Title

Calculus students' understandings of the concepts of function transformation, function composition, function inverse and the relationships among the three concepts

Date of Award

2008

Degree Type

Dissertation

Degree Name

Doctor of Philosophy (PhD)

Department

Teaching and Leadership

Advisor(s)

Joanna O. Masingila

Keywords

Functions, Function composition, Function inverse, Calculus students, Function transformation

Subject Categories

Education | Science and Mathematics Education

Abstract

Researchers investigating students' understanding of functions have found that many students, including pre-service teachers, have a limited understanding of functions. While much research has been conducted on students' understanding of functions, little attention has been paid to students' understanding of function transformation, function composition, function inverse, and the students' perceptions of how these three concepts are related. This study sought to extend prior research on students' understanding of function ideas by investigating calculus students' understandings of the related concepts of function transformation, function inverse, and function composition, and the students' perceptions of the relationships among the three concepts.

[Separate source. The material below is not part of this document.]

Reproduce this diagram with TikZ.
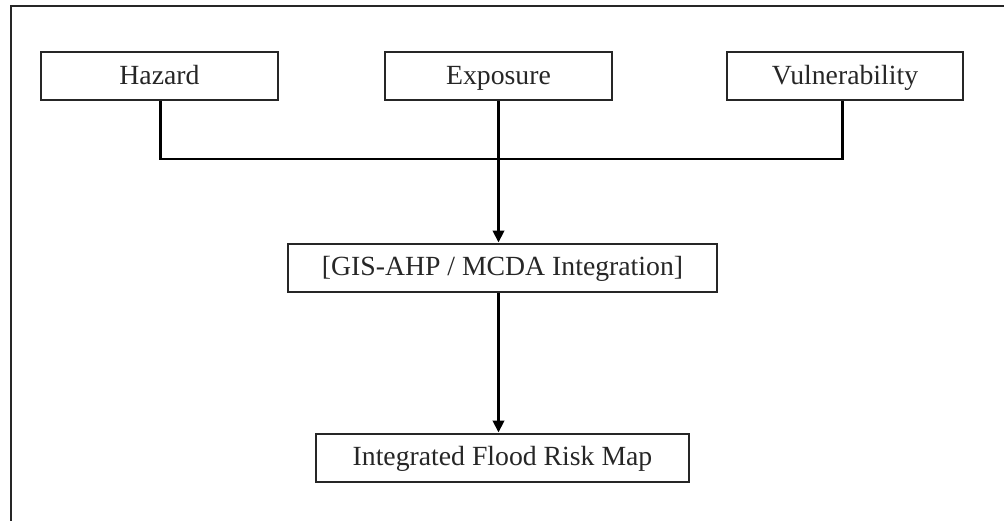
\documentclass[tikz,border=0pt]{standalone}
\usepackage{fontspec}
\setmainfont{Liberation Serif}
\usetikzlibrary{arrows.meta}
\begin{document}
\begin{tikzpicture}[x=0.75pt,y=-0.75pt,
  box/.style={draw=black!85,line width=1.5pt,minimum height=36pt,inner sep=0pt,
    text height=14pt,text depth=2pt,
    font=\fontsize{20.8}{24}\selectfont,text=black!85},
  link/.style={draw=black,line width=2.2pt},
  flow/.style={link,-{Triangle[length=9pt,width=8.5pt]}}]
\useasboundingbox (0,0) rectangle (1004,521);
% outer frame (left and top edges)
\draw[line width=1.6pt,black!85] (11,521) -- (11,6) -- (1004,6);
% input factors
\node[box,minimum width=178pt] (haz) at (159.5,76) {Hazard};
\node[box,minimum width=170pt] (exp) at (498.5,76) {Exposure};
\node[box,minimum width=177pt] (vul) at (845,76) {Vulnerability};
% integration and output
\node[box,minimum width=322pt] (gis) at (502.5,267.5) {[GIS-AHP / MCDA Integration]};
\node[box,minimum width=280pt] (map) at (502.5,457.5) {Integrated Flood Risk Map};
% joining bus
\coordinate (bus) at (499,159);
\draw[link] ([xshift=0.5pt]haz.south) |- (bus);
\draw[link] ([xshift=-2pt]vul.south) |- (bus);
\draw[flow] (exp.south) -- (exp.south |- gis.north);
\draw[flow] (gis.south -| exp.south) -- (map.north -| exp.south);
\end{tikzpicture}
\end{document}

This study employed both qualitative and quantitative methods, and was influenced by a constructivist theory of learning and a framework of flexibility. In the first phase of the study, I administered a 20-question questionnaire to 70 students in the first course of the calculus sequence --40 AP Calculus students in high school and 30 college students taking Calculus I. The questionnaire gathered data about the students' mathematical background, demographic information, as well as their understanding of the concept of function. Summary statistics of the students' scores in the questionnaire were used to select 17 of the 70 respondents to participate in individual task-based interviews. The participants' work, including transcripts of the interview, was collected and analyzed inductively using a combination of grounded theory and a framework of flexibility.

The results of this study confirmed findings of other studies before it that showed students' limited understandings about the three concepts. Most of the students exhibited an understanding of the inverse of a function, as a reversal of the correspondence that defines the original function. On the other hand, the participants had a limited understanding of function composition and function transformation with many treating compositions or transformations as processes that produced new functions with no ties to the original function(s). These students' understandings of the three concepts seemed to be affected by factors such as function representation, wording used in the item/task presentation, and the students' function schema.

In addition, a major contribution of this study was in the students' perception of the relationships among the three concepts. I found that there were differences in the abilities of the participants to see relationships among the three concepts. As expected, the students' abilities to perceive the relationships among the three concepts seemed to depend on a good understanding of each of the three concepts. Most of the participants responded to the items/tasks using memorized formulas or strategies that were called upon whenever the participants encountered the concept words (or notation for) transformation, composition, or inverse. This seemed to inhibit the students from seeing relationships among the three concepts. There were some exceptions to this pattern with a few students showing great insight about their understanding of the three concepts in any of the three representations used, and exhibiting an understanding of relationships among the three concepts through their responses.